Il convient en outre de rechercher si le candidat irrégulièrement évincé avait des chances sérieuses d’emporter le contrat conclu avec un autre candidat.
Si tel est le cas, il a droit à être indemnisé de son manque à gagner, lequel est déterminé en prenant en compte le bénéfice net qu’aurait procuré ce marché à l’entreprise, incluant nécessairement, puisqu’ils ont été intégrés dans ses charges, les frais de présentation de l’offre, lesquels n’ont donc pas à faire l’objet, sauf stipulation contraire du contrat, d’une indemnisation spécifique. »
Dans l’hypothèse dans laquelle le candidat évincé a droit à être indemnisé de son manque à gagner, l’appréciation du caractère certain du préjudice doit tenir compte de l’aléa qui affecte les résultats de l’exploitation et la durée de celle-ci, lorsque sont en cause des contrats dans lesquels le titulaire supporte les risques de l’exploitation (CE, 24 avril 2024, Commune de la Chapelle d’Abondance, req. n° 472038).
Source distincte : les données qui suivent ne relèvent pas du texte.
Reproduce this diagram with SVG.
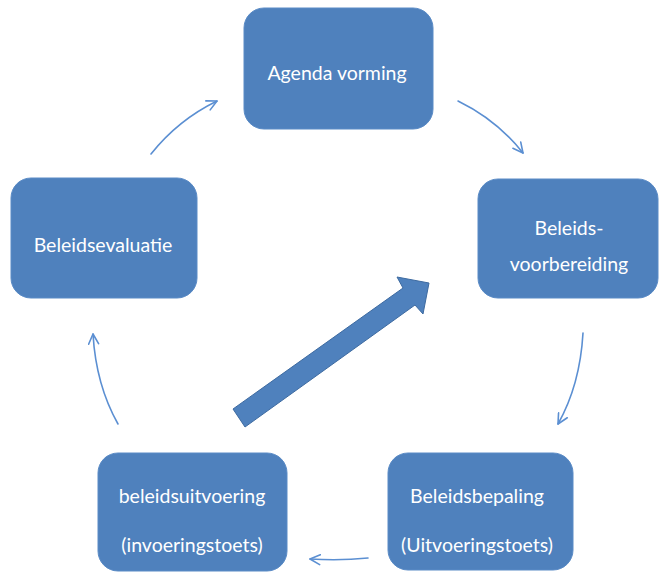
<svg xmlns="http://www.w3.org/2000/svg" width="659" height="574" viewBox="0 0 659 574">
<style>
.box{fill:#4f81bd;stroke:#5a8bc6;stroke-width:1}
.lbl{font-family:Lato,"Liberation Sans",sans-serif;font-size:19.5px;fill:#ffffff;text-anchor:middle}
.cv{fill:none;stroke:#5b8fd2;stroke-width:1.6;stroke-linecap:round;marker-end:url(#ah)}
</style>
<defs>
<marker id="ah" viewBox="0 0 12 12" refX="11" refY="6" markerWidth="12" markerHeight="12" markerUnits="userSpaceOnUse" orient="auto">
<path d="M1,1 L11,6 L1,11" fill="none" stroke="#5b8fd2" stroke-width="1.6" stroke-linecap="round" stroke-linejoin="round"/>
</marker>
</defs>
<rect width="659" height="574" fill="#ffffff"/>
<g id="connectors">
<path class="cv" d="M151,154 Q178,120 217,101"/>
<path class="cv" d="M458,101 Q497,120 523,153"/>
<path class="cv" d="M583,333 Q580,385 558,424"/>
<path class="cv" d="M368,558 Q340,561 310,559"/>
<path class="cv" d="M118,424 Q96,385 93,334"/>
<path id="bigarrow" d="M233,409 L403,288 L397,277 L429,283 L423,314 L415,305 L245,427 Z" fill="#4f81bd" stroke="#3d6aa0" stroke-width="1"/>
</g>
<g id="agenda">
<rect class="box" x="244" y="8" width="189" height="121" rx="20"/>
<text class="lbl" x="337" y="80">Agenda vorming</text>
</g>
<g id="voorbereiding">
<rect class="box" x="478" y="179" width="180" height="119" rx="20"/>
<text class="lbl" x="569" y="235">Beleids-</text>
<text class="lbl" x="569" y="271">voorbereiding</text>
</g>
<g id="bepaling">
<rect class="box" x="388" y="453" width="185" height="117" rx="20"/>
<text class="lbl" x="477" y="503">Beleidsbepaling</text>
<text class="lbl" x="477" y="552">(Uitvoeringstoets)</text>
</g>
<g id="uitvoering">
<rect class="box" x="98" y="453" width="189" height="118" rx="20"/>
<text class="lbl" x="192" y="503">beleidsuitvoering</text>
<text class="lbl" x="192" y="552">(invoeringstoets)</text>
</g>
<g id="evaluatie">
<rect class="box" x="11" y="178" width="186" height="120" rx="20"/>
<text class="lbl" x="103" y="252">Beleidsevaluatie</text>
</g>
</svg>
En l’espèce, pour justifier de la réalité de leur manque à gagner, les sociétés requérantes se sont prévalues du compte prévisionnel d’exploitation sur la durée du contrat qu’elles avaient joint à leur offre finale.
Ces documents indiquent que les soumissionnaires avaient évalué leur bénéfice total, sur toute la durée de la concession, après déduction des charges et avant impôt, à un montant de 681 867 euros, ce qui correspond à un taux de marge nette d’environ 5,2 %, qualifié de raisonnable.
La cour administrative d’appel de Nantes a jugé que ces éléments de preuve étaient de nature à démontrer la réalité du manque à gagner invoqué.
Une candidature non écartée alors qu’elle était irrégulière peut donc coûter très cher.
Cet arrêt rappelle ainsi aux autorités concédantes qu’elles ne doivent pas hésiter à écarter les candidatures irrégulières, si le règlement de la consultation ne prévoit pas la possibilité de procéder à une régularisation.